Repair address buffer 68 contains a list of one or more defective memory locations. The entire address of the defective location could be stored in repair address buffer 68, or just a portion of the defective address. The address could be divided into tag and index portions when repair address buffer 68 is arranged as a cache, or repair address buffer 68 could be a fully-associative buffer.


Address router 502 compares addresses of requests from serializer-deserializer 504 to repair addresses in repair address buffer 68 to determine when the request is to a defective memory location. The address lookup could delay processing of the request, or pipelining may be able to reduce or eliminate this lookup delay. When repair address buffer 68 contains few entries, the lookup may be very short. DRAM controller 50 could be activated for all requests, and then de-activated when a defective address hit is detected by address router 502 in repair address buffer 68.

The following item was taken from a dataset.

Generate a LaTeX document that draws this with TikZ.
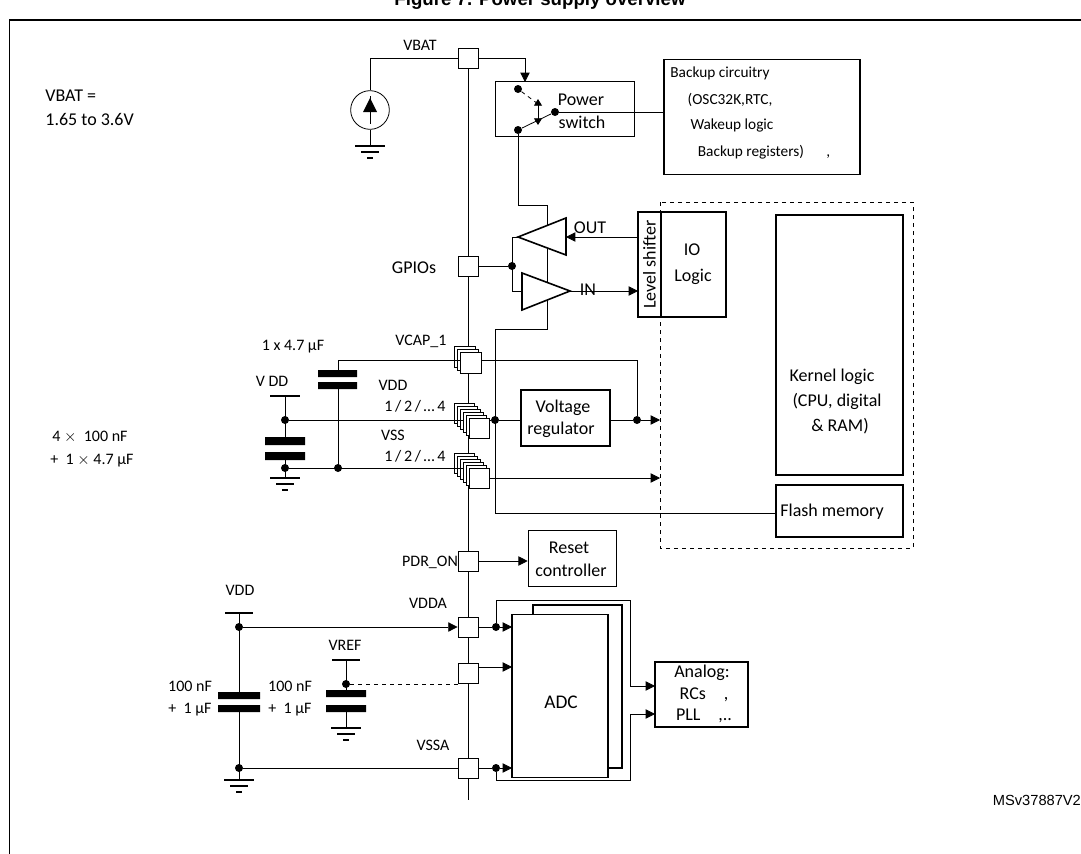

The defective address locations stored in repair address buffer 68 may be programmed or written through SM-bus interface 134. SM-bus interface 134 receives serial commands from SM bus 192, which is a system management bus. Repair address buffer 68 may be a volatile memory such as a register, static RAM, or dynamic RAM, and have to be loaded at each power-up. Alternately, repair address buffer 68 could be a non-volatile memory such as electrically-erasable programmable read-only memory (EEPROM) or fuses that could be blown.



FIG. 5 shows a repairing AMB that has defective addresses programmed from a serial-presence-detect electrically-erasable programmable read-only memory (SPD-EEPROM) on the memory module. Many memory modules contain SPD-EEPROM 130. SPD-EEPROM 130 stores configuration information for the memory module, such as speed, depth, and arrangement of the memory on the memory module. During initialization, the host processor reads the configuration from SPD-EEPROM 130 over SM bus 192 as serial data.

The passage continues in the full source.